There was talk of a sequel, but that talk is nearly three years old now. The idea of a “Cabin in the Woods” sequel was vague at best, and time has not improved the matter any. That's the risk that a game takes when it's developed a lot of lore in the way “Cabin in the Woods” did, and in the way “The Order: 1886” reportedly has. Introducing gamers to a deep, rich fantasy world with a lot going on and then getting the rug pulled out from under them will not endear them to the brand. It's a very big risk, to make a really rich, detailed world that you're deliberately not telling about in that game, because you run the risk that there may never be another game to actually explain everything that was going on.

Consider “Fallout” for a moment; there's a lot going on in that world, and plenty of questions we have yet to get the opportunity to ask.

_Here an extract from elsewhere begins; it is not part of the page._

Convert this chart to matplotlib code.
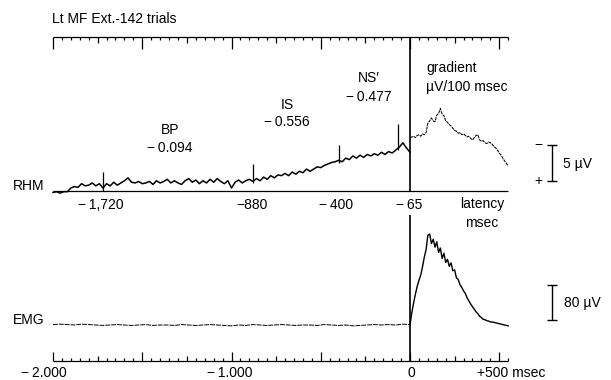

We know about Anchorage, of course, and we're all kind of hopeful that we'll get to find out about things like The Institute in the eventually upcoming release of “Fallout 4,” especially given reports that it's supposed to be set in Boston. But there aren't very many questions that weren't asked and answered in the games themselves. Making a big world with a lot of unanswered questions may prove to do more harm than good in the long run.

Naturally, only time will tell just how well this turns out for “The Order: 1886”, but it's certainly got lore and to spare. But will that lore be a benefit for the game, or ultimately, a detriment?